Santa relatividade

Anabela Fino
Dizer que tudo é relativo tornou-se um lugar tão comum que corremos o risco de perder de vista a relatividade das coisas, ou seja, que também é relativo que tudo seja relativo, sobretudo quando o que está em causa são questões que não se compadecem com relativismos.
Basta pensar, por exemplo, na fome que afecta milhões de seres humanos em todo o mundo ou no sofrimento dos flagelados pela guerra onde quer que ela seja, para perceber que essa coisa da relatividade não tem nada a ver com os ventres inchados das crianças ou com os corpos sem idade decepados pelas bombas, por mais que os bem nutridos e melhor armados nos queiram fazer ver o contrário.
Também as promessas eleitorais logo esquecidas após a conquista do poder, seja lá onde for, nada têm de relativo, mesmo sabendo nós que o discurso politicamente correcto instituiu como regra de ouro que não é de bom tom chamar mentirosos aos governantes que aldrabam o povo a torto e direito.
Onde a relatividade abunda, há que reconhecê-lo, é nas contas que alguns fazem para levar a água ao seu moinho. Veja-se, por exemplo, o caso do ministro das Finanças, Manuel Pinho, que a fazer fé no Diário Económico desta segunda-feira vai poupar 3,5 milhões de euros nos cortes de pessoal do seu Ministério, quando ainda há dias, sempre segundo a imprensa, deu luz verde a um rombo estimado em 120 milhões para fazer um agrado à Banca. Está a poupar muito ou a gastar demais? É relativo. Depende obviamente do objectivo.
Outro tanto se poderá dizer das contas de Sócrates enquanto secretário-geral do PS, que este fim-de-semana não só interpretou a sua reeleição no cargo como «um sinal claro de apoio dos militantes do PS à linha política de governação» que vem sendo seguida, como concluiu que «os números [da votação] espelham um partido mobilizado, atento, interveniente, que está bem consciente das suas responsabilidades e que deseja participar na política e no debate sobre os problemas do país».
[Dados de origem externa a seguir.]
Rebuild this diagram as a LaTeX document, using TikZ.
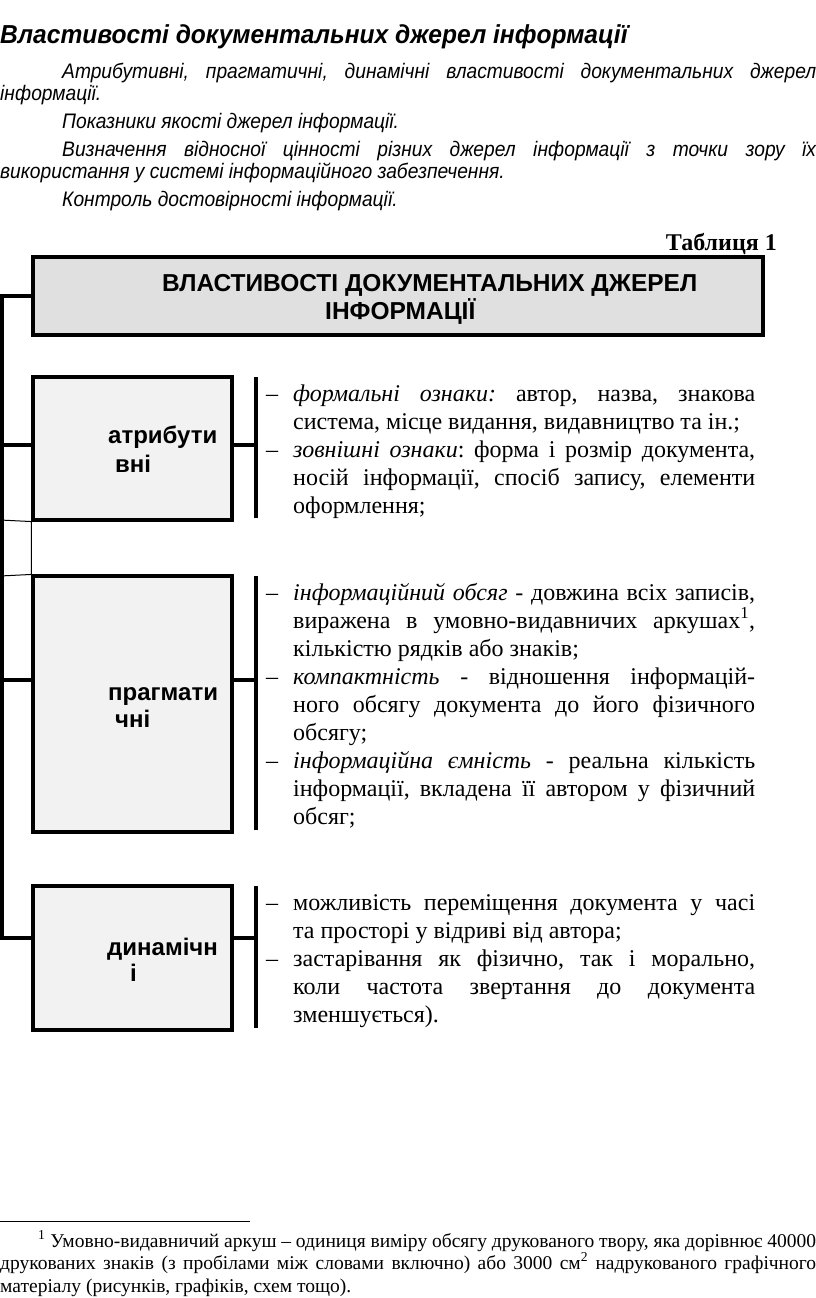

Talvez estejamos enganados, mas Sócrates parece ter posto mais «na carta» do que seria aconselhável. É bem verdade, segundo consta, que foi eleito com 97,2 por cento dos votos e garantiu 99 por cento dos delegados ao seu XV Congresso – com outros protagonistas se diria ser o peso do aparelho –, mas como a relatividade, apesar de não ser um valor absoluto, também não é uma batata, convém saber com 97,2 por cento de quanto é que Sócrates foi eleito.
Ora, e os números não são nossos, nas «eleições» socialistas votaram cerca de 25 mil dos 89 mil militantes que o PS diz ter. Contas feitas, dá qualquer coisa como 28 por cento. Escasso, muito escasso para cantar de galo e menos ainda para daí inferir o «sinal claro de apoio dos militantes» que o secretário-geral Sócrates quer transferir para o primeiro-ministro Sócrates.
Mas as contas não se podem fazer assim, dirão os indefectíveis, pois dos 89 mil inscritos apenas 32 mil têm as quotas pagas, condição indispensável para votar, e a ter em conta este dado veremos que votaram cerca de 78 por cento, nada mau, hã?
Pois é, por isso é que Sócrates perdeu uma boa ocasião de estar calado quando, talvez para animar as hostes, fez o discurso do «partido mobilizado, atento, interveniente», etc., etc., etc. Tanto mais que há registos do passado – justamente porque a memória é curta – a atestar que em 2004, só lá vão dois anos, em eleições idênticas votaram 36 mil militantes e nessa altura Sócrates obteve 28 520, ou seja, números redondos, mais onze mil e o actual primeiro-ministro recebeu mais votos do que a totalidade dos que desta vez foram às urnas.
Se isto é apoio e a isto se chama mobilização.... que a relatividade lhes valha.